The emphasis on improving instruction with a connection to student work and teaching practice is a focus of High Tech’s ILT as well. Stacy said: “We are constantly in classrooms. Because I don’t care how great our conversation is about rigor in an office, I want to know what our common definition is when we all roll into a room and we roll out: What did you see? What did you hear? What are students doing? What is the teacher doing? That’s the real work, when you are running learning labs and you calibrate constantly.”
Stacy immediately connects what the ILT observed in classrooms to how Senior Team Leads might offer feedback to a specific teacher. “If the lesson fell flat, I want to know how the Senior Team Lead is going to talk about it. I know how I would probe the teacher to get them to reflect on rigor. That’s not how you’re going to do it but (what matters is that) at the end of the conversation the teacher has landed on rigor and knows what to do next.”
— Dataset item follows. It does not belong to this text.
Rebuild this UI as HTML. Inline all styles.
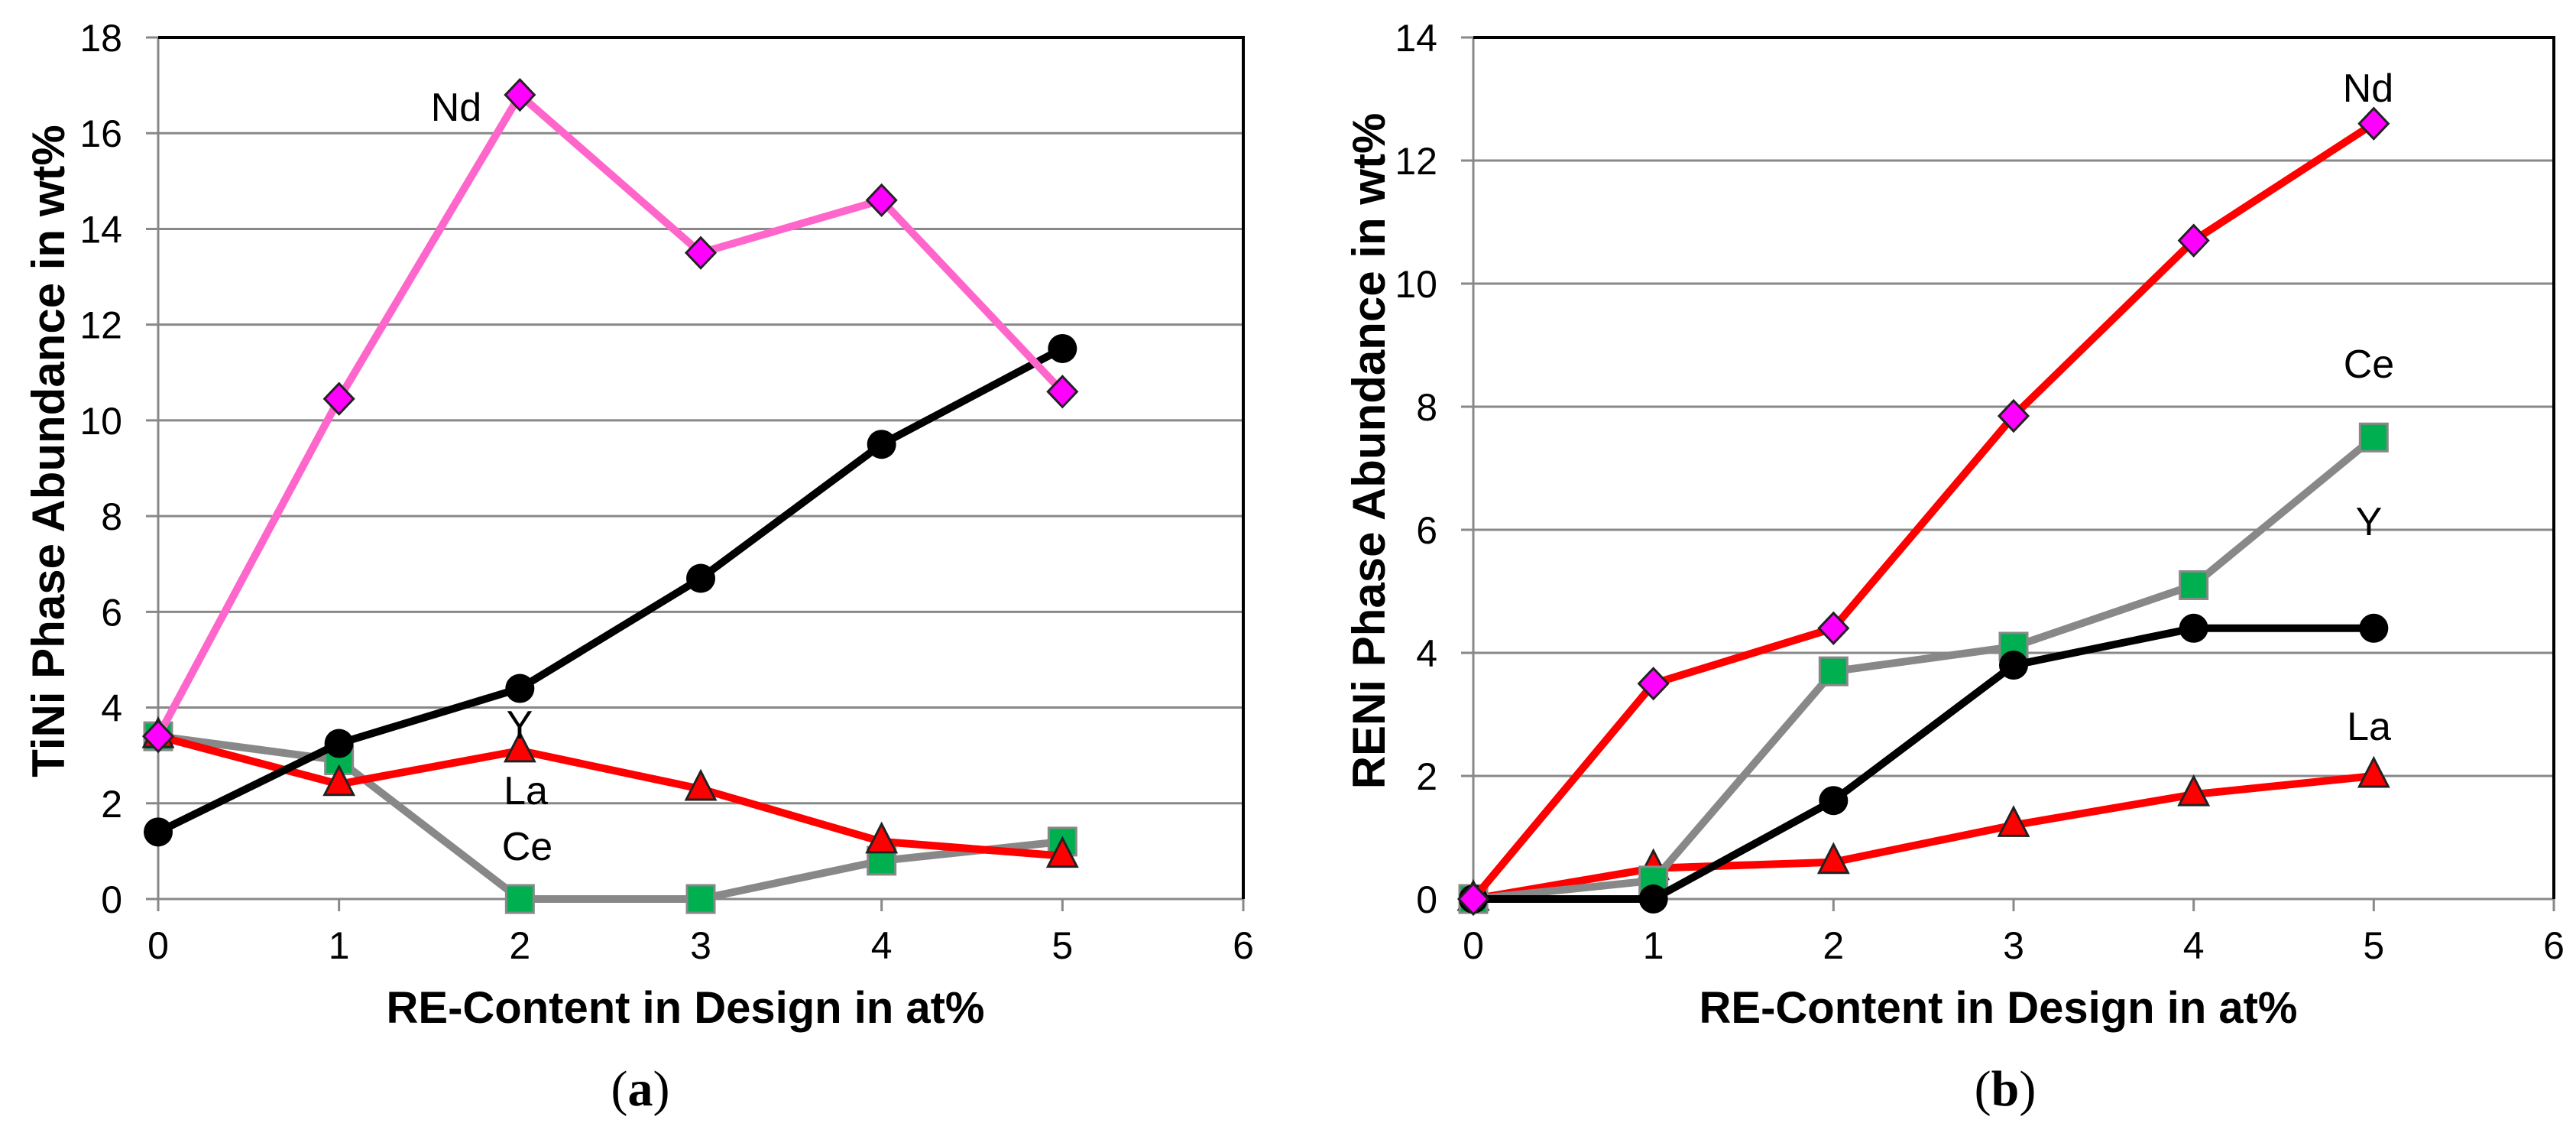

Stacy sees the impact of improved, rigorous instruction on students as well. “The way that our English I and English II students tested on their semester final were some of the highest scores in the district, and I attribute that to the leadership of lesson planning, data analysis and just teacher empowerment that my Senior Team Leads were able to do.” These successes, whether incremental or sweeping, are why Stacy believes in understanding the challenges and realities of distributive leadership so that the model can be implemented at its best. “This is really the only model that is sustainable in which every teacher in your building can get the coaching they need to dramatically improve their practice in a short period of time. Be humble and just know that you’re not able to do it alone.”